A man was killed and another seriously injured when an anti-tank mine exploded in Banteay Meanchey province's Malai district on Friday. The incident took place in Tuol Pongro commune's Sralao Chrum village.

Commune police chief Suos Vorith identified the deceased as Chham Chhorng, 32, from Nimith commune in Banteay Meanchey province's Poipet town.

Chhorng's neighbour, 23-year-old Chiek Sok, was seriously injured in the blast and was sent to the Cambodia-Japan Friendship Hospital in the province’s Mongkol Borei district.

“According to the survivor, Chiek Sok, the explosion was triggered by a rice tractor driving over the anti-tank mine,” Vorith said.

Chhorng’s brother-in-law, Chheng Sovann Mony, 37, told The Post that before the accident, Chhorng and Sok were driving the rice tractor to transport wood from the forest in order to produce charcoal to sell and raise money for their families.

On their way back home, their rice tractor drove over the unexploded ordnance, detonating it and killing Chhorng instantly, he said.

“Their rice tractor was driving in front of mine and other villagers’ tractors . . . There were a lot of holes in the road which prompted them to change direction and drive along a different path."

"Their rice tractor drove over the anti-tank mine, which was buried close to the road . . . The explosion killed my brother-in-law, while another neighbour, who was travelling with him, suffered a broken right thigh bone,” Sovann Mony said.

He said that after the accident, he and some villagers sent Chhorng’s body home to be prepared for the funeral.

Other villagers sent Sok to Poipet Referral Hospital, but his wounds were so severe that he was transferred to the Cambodia-Japan Friendship Hospital instead.

Vorith said the area where the mine was found was a former battlefield between the Cambodian army and the Khmer Rouge. He added that the area is covered with unexploded mines, which have caused multiple injuries to villagers.

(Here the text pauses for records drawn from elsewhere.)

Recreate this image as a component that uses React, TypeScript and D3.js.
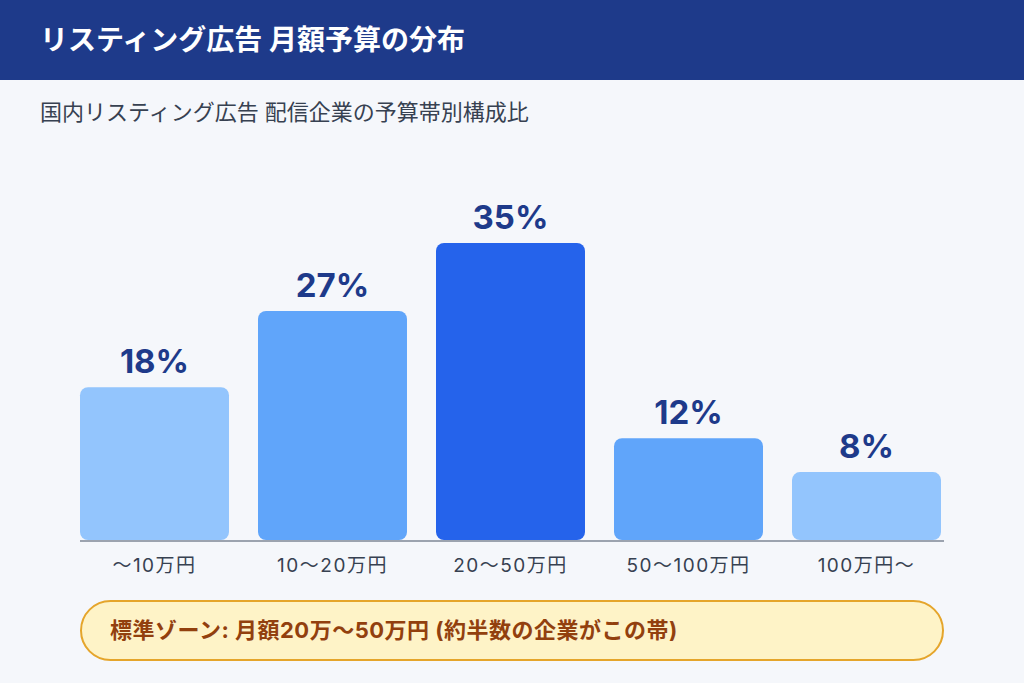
import * as d3 from "d3";
import { useEffect, useRef } from "react";

const categories = ["〜10万円", "10〜20万円", "20〜50万円", "50〜100万円", "100万円〜"];
const shares = [18, 27, 35, 12, 8];
const barColors = ["#93c5fd", "#60a5fa", "#2563eb", "#60a5fa", "#93c5fd"];

const titleText = "リスティング広告 月額予算の分布";
const subtitleText = "国内リスティング広告 配信企業の予算帯別構成比";
const noteText = "標準ゾーン: 月額20万〜50万円 (約半数の企業がこの帯)";

const W = 1024;
const H = 683;
const FONT = "Inter, 'Noto Sans CJK JP', 'Noto Sans', sans-serif";

export default function App() {
    const ref = useRef<SVGSVGElement | null>(null);

    useEffect(() => {
        if (!ref.current) return;
        const svg = d3.select(ref.current);
        svg.selectAll("*").remove();

        svg.append("rect").attr("width", W).attr("height", H).attr("fill", "#f5f7fb");

        // header
        svg.append("rect").attr("width", W).attr("height", 80).attr("fill", "#1e3a8a");
        svg.append("text")
            .attr("x", 40).attr("y", 50)
            .attr("fill", "#ffffff")
            .attr("font-size", 28).attr("font-weight", 700)
            .attr("font-family", FONT)
            .text(titleText);

        svg.append("text")
            .attr("x", 40).attr("y", 120)
            .attr("fill", "#374151")
            .attr("font-size", 22)
            .attr("font-family", FONT)
            .text(subtitleText);

        const x = d3.scaleBand<string>()
            .domain(categories)
            .range([80, 941])
            .paddingInner(0.163)
            .paddingOuter(0);

        const y = d3.scaleLinear()
            .domain([0, d3.max(shares)!])
            .range([540, 243]);

        const g = svg.append("g");

        // bars
        g.selectAll("rect.bar")
            .data(shares)
            .join("rect")
            .attr("class", "bar")
            .attr("x", (_, i) => x(categories[i])!)
            .attr("y", d => y(d))
            .attr("width", x.bandwidth())
            .attr("height", d => y(0) - y(d))
            .attr("rx", 8)
            .attr("fill", (_, i) => barColors[i]);

        // value labels
        g.selectAll("text.val")
            .data(shares)
            .join("text")
            .attr("class", "val")
            .attr("x", (_, i) => x(categories[i])! + x.bandwidth() / 2)
            .attr("y", d => y(d) - 14)
            .attr("text-anchor", "middle")
            .attr("fill", "#1e3a8a")
            .attr("font-size", 33).attr("font-weight", 700)
            .attr("font-family", FONT)
            .text(d => `${d}%`);

        // baseline
        g.append("line")
            .attr("x1", 80).attr("x2", 944)
            .attr("y1", y(0) + 1).attr("y2", y(0) + 1)
            .attr("stroke", "#9ca3af").attr("stroke-width", 2);

        // category labels
        g.selectAll("text.cat")
            .data(categories)
            .join("text")
            .attr("class", "cat")
            .attr("x", d => x(d)! + x.bandwidth() / 2)
            .attr("y", 572)
            .attr("text-anchor", "middle")
            .attr("fill", "#374151")
            .attr("font-size", 19)
            .attr("letter-spacing", 1.5)
            .attr("font-family", FONT)
            .text(d => d);

        // note box
        svg.append("rect")
            .attr("x", 81).attr("y", 601)
            .attr("width", 862).attr("height", 59)
            .attr("rx", 29.5)
            .attr("fill", "#fef3c7")
            .attr("stroke", "#e5a52b").attr("stroke-width", 2);
        svg.append("text")
            .attr("x", 110).attr("y", 638)
            .attr("fill", "#92400e")
            .attr("font-size", 22).attr("font-weight", 700)
            .attr("letter-spacing", 0.5)
            .attr("font-family", FONT)
            .text(noteText);
    }, []);

    return <svg ref={ref} width={W} height={H} style={{ display: "block", position: "absolute", left: 0, top: 0 }} />;
}
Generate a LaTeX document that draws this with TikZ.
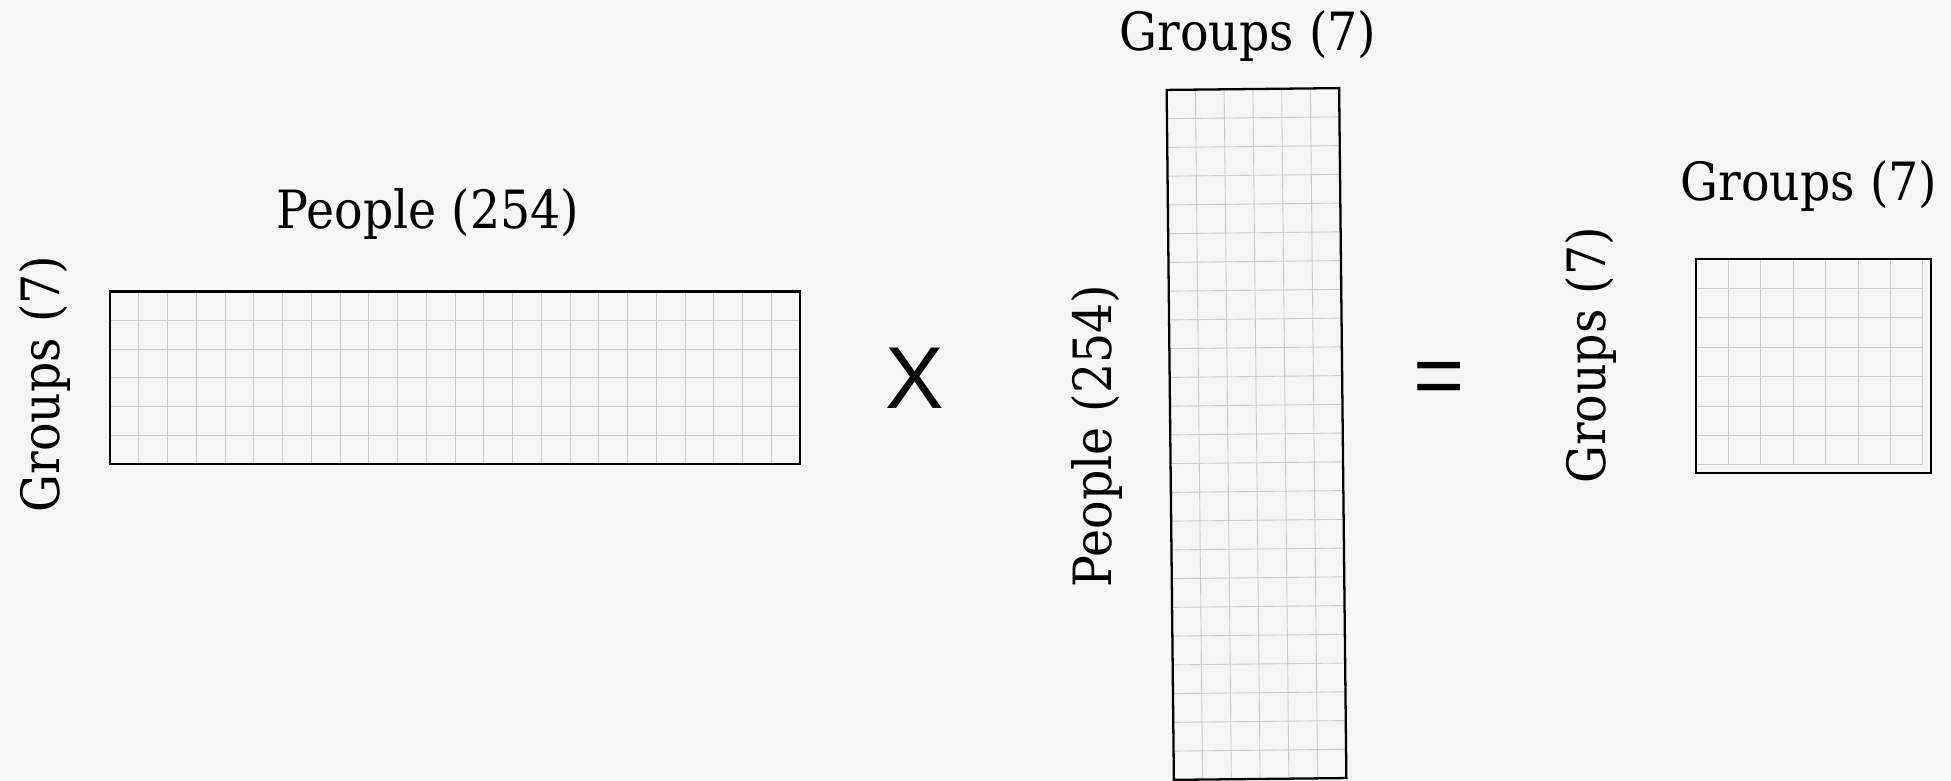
\documentclass[tikz,border=0pt]{standalone}
\usepackage{fontspec}
\setmainfont{DejaVu Serif}[FakeStretch=0.9]
\newfontfamily\opfont{Liberation Sans}

\definecolor{paper}{HTML}{F6F6F6}
\definecolor{cellline}{HTML}{C8C8C8}

\tikzset{
	cellgrid/.style={draw=cellline, line width=0.5pt},
	matframe/.style={draw=black, line width=1.3pt},
	dimlabel/.style={inner sep=0pt, anchor=base, font=\fontsize{30}{36}\selectfont},
	oplabel/.style={inner sep=0pt, anchor=base, font=\opfont\fontsize{50}{60}\selectfont},
}

\begin{document}
\begin{tikzpicture}
	\useasboundingbox (0,0) rectangle (39.02,15.62);
	\fill[paper] (0,0) rectangle (39.02,15.62);

	% groups x people
	\begin{scope}[shift={(2.2,6.34)}]
		\draw[cellgrid] (0,0) grid[step=0.575] (13.8,3.45);
		\draw[matframe] (0,0) rectangle (13.8,3.45);
	\end{scope}
	\node[dimlabel] (peopleA) at (8.56,11.04) {People (254)};
	\node[dimlabel, rotate=90] (groupsA) at (1.18,7.94) {Groups (7)};

	\node[oplabel] (times) at (18.3,7.44) {X};

	% people x groups, a bit skewed
	\begin{scope}[shift={(25.13,6.94)}, rotate=0.6]
		\draw[cellgrid] (-1.725,-6.9) grid[step=0.575] (1.725,6.9);
		\draw[matframe] (-1.725,-6.9) rectangle (1.725,6.9);
	\end{scope}
	\node[dimlabel] (groupsB) at (24.96,14.6) {Groups (7)};
	\node[dimlabel, rotate=90] (peopleB) at (22.22,6.9) {People (254)};

	\node[oplabel] (equals) at (28.79,7.51) {=};

	% groups x groups
	\begin{scope}[shift={(33.92,10.44)}]
		\draw[cellgrid] (0,-4.116) grid[xstep=0.648, ystep=0.588] (4.536,0);
		\draw[matframe] (0,0) rectangle (4.7,-4.28);
	\end{scope}
	\node[dimlabel, rotate=90] (groupsC) at (32.1,8.51) {Groups (7)};
	\node[dimlabel] (groupsD) at (36.18,11.61) {Groups (7)};
\end{tikzpicture}
\end{document}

Cambodia remains among the leading nations in the world in the field of land mine clearing, with the Cambodian government aiming to rid the country of all the anti-personnel mines by 2025 as part of Ottawa Treaty.

However, the Kingdom is also still one of the most heavily mined countries in the world as a consequence of years of domestic and international conflict. Vast areas of rural Cambodia remain off limits due to extensive unexploded ordnances, causing numerous fatal injuries to Cambodia citizens each year.